It took some time, but halfway through today’s session we finally saw buyers enter the the market to bid the major indices up about .75%. But today’s gain is secondary to the fact that we didn’t go break down to lower levels. The NDX, NASDAQ and the DOW all bounced off strong support from last June. And they will indices need to hold the 1950, 2550 and 13250 levels, respectively, to prevent a full scale market collapse.
Before we get to the domestic markets, you should take note that the Asian markets were mostly higher overnight. This is a good sign (for the bulls). The international markets have been trading in step with the US markets more and more as the current economic globalization continues to expand. Thus, it’s nice to see the Asian markets move higher in the face of last Friday’s domestic decline.
On this side of the ocean, we had two different types of strong sectors. In one group, you had the bottom feeders buying the sectors that were thrashed last week – the banks, lenders, housing and brokerage stocks. Each sector rallied more than 1% today. These stocks aren’t going to fall everyday, but they should continue to be shorted, or at least avoide until further notice.
Other sectors outperforming the overall market were the best performers from last week. Gold stocks gained an average of 3.4%. If the commodity price can hold the $650 support and move higher, gold stocks should continue to rally higher. Other metal and mining companies also moved by 3% or more. Names I have been consistently mentioning, such as RIO, BHP, PCU and FCX all bounced back 3% or higher today.
The price of crude oil languished below the $77 level or most of the day, but oil stocks were able to rall, nonetheless. The refineries had the biggest move, but should still be avoided in favor of the drillers, service, and integrated companies.
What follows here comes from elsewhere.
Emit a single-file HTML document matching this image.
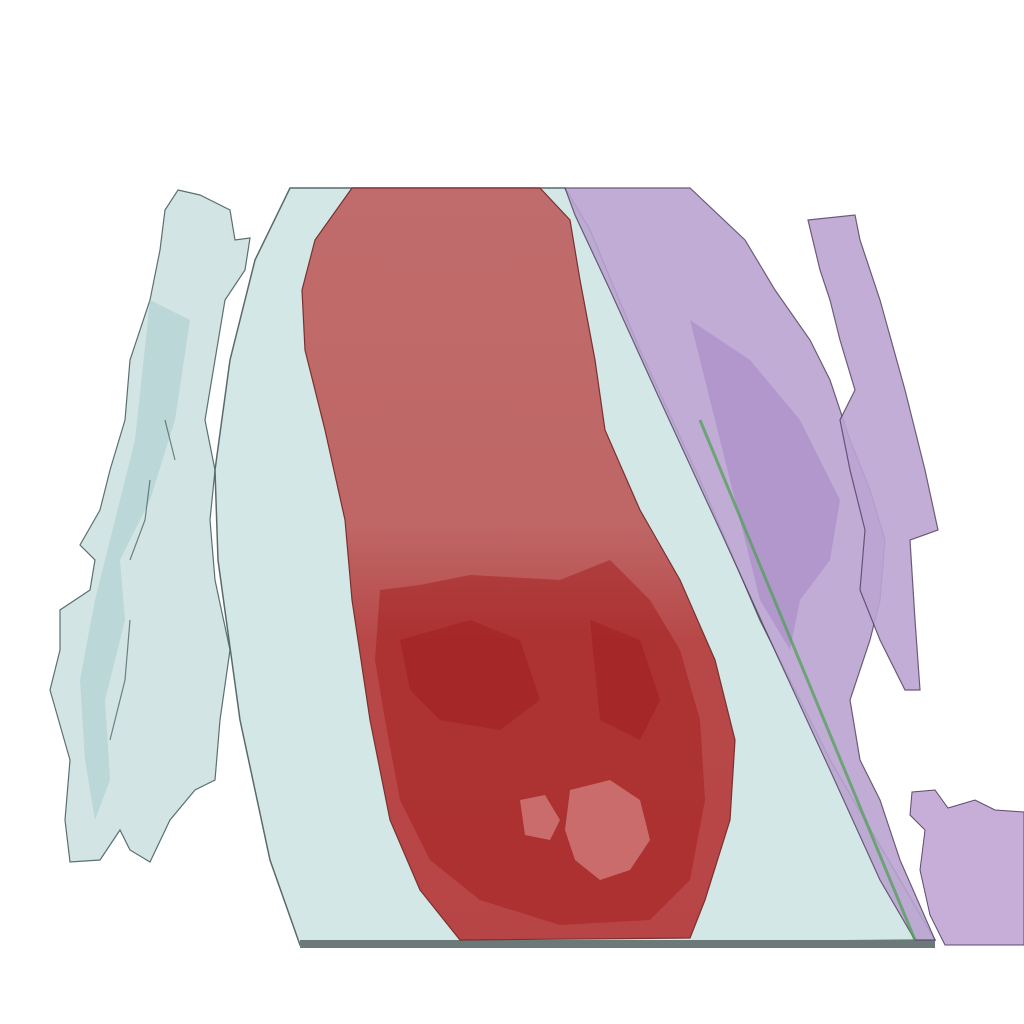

NOV, RIG, SLB, COP and CAM are ones to continue monitoring.
The NASDAQ finally underperformed the S&P 500, but remains the much stronger index, overall. The SOX was able to jump 1.7%, led higher by NVDA, INTC, TXN and the solar companies I have been mentioning (most of them are in the semiconducter sector). In fact, the solar companies were the best performing stocks of the day. Giant moves in FSLR, SPWR, TSL and JASO may suggest another long run is in order. Don’t say I didn’t warn you; FSLR, my future stock to watch from last Tuesday, is now up 11.5% since that entry. Not bad considering the recent market action.
Though machinery stocks were dumped last week, they rebounded very strongly today. The best names over the past year have been TEX, FWLT, MDR and MTW. I continue to favor this group as one of the remaining bullish sectors in the market because of their to foreign countries. The week dollar should continue to aid these companies.
Even though the markets had their worst weekly performance in in 5 years last week, it isn’t difficult to understand what is currently going on. The credit, lending and housing worries will attempt to pull the market down, while tech and the oil/metal/mining/agriculture/machinery stocks provide bullish support. So the game plan is pretty simple, continue to shot the former groups while being long on the later. And as always, only trade with the trend.